First of all, why do they talk about using your teeth so much? Like, I don’t care if you say, “Very, very, very gently run the edge of your teeth down his shaft,” because however gently you do it, the guy is going to scream, “HOLY FUCK STOP GRATING MY DICK; IT’S NOT A CARROT, YOU FREAK!” And that’s not going to get you a second date. But somehow, every time I open up a Cosmo, there is at least one tip about “nibbling his balls” or biting something any normal guy wouldn’t want bitten. You know what’s going to happen, Cosmo? Some little fifteen-year-old who’s never given head is going to read that, ruin her boyfriend’s junk, and be scarred for life (just like the guy’s dick).

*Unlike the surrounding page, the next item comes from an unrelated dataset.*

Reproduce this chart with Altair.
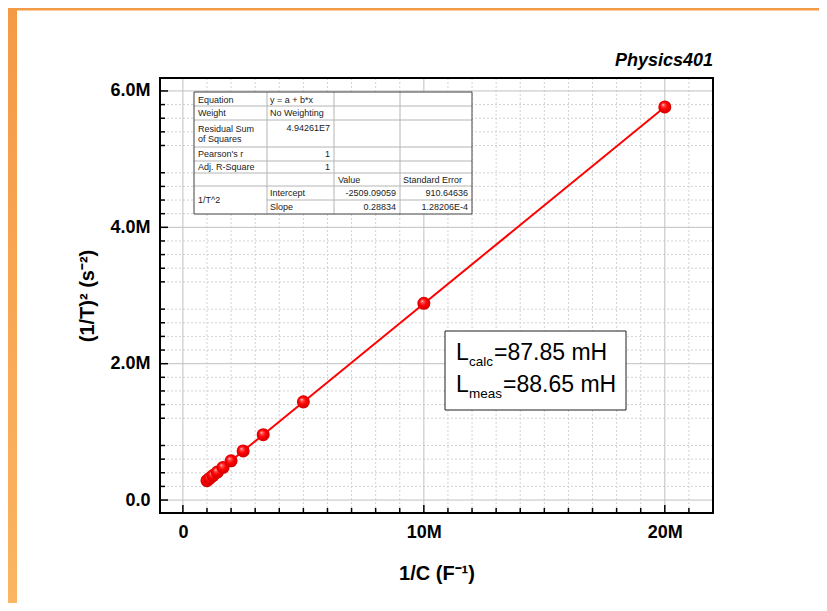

And then some of it is just downright weird. Jamie’s stellar sex advice is “Make two fists around my shaft and twist them in opposite directions as fast as you can.” Really, Jamie? You like getting Indian burns on your dick? I mean, maybe, but I’m 99.9% sure half the “Sex Tips From Guys!” were written by a bunch of drunk frat guys giggling, “Do you really think they’re going to print this stuff? I mean, holy fuck, who wants a girl to punch them in the sack?” And then sluts everywhere are ball-tapping their boyfriends.
Don’t get me wrong, I am all for trying new things. But when the “new things” include scattering marbles on the bed before you get it on (seriously), I’m just not game (you know what I don’t want to go to the doctor for? Having a marble stuck in my vajangles).
So, before girls everywhere are chomping down on penises and forcing their boyfriends to drown themselves during sex, Cosmo should do themselves a favor and have a real, normal dude veto their more psycho sex tips. Or, you know, hire someone who’s not retarded to proofread them first (NO GUY WANTS TEETH ON HIS DICK, PEOPLE).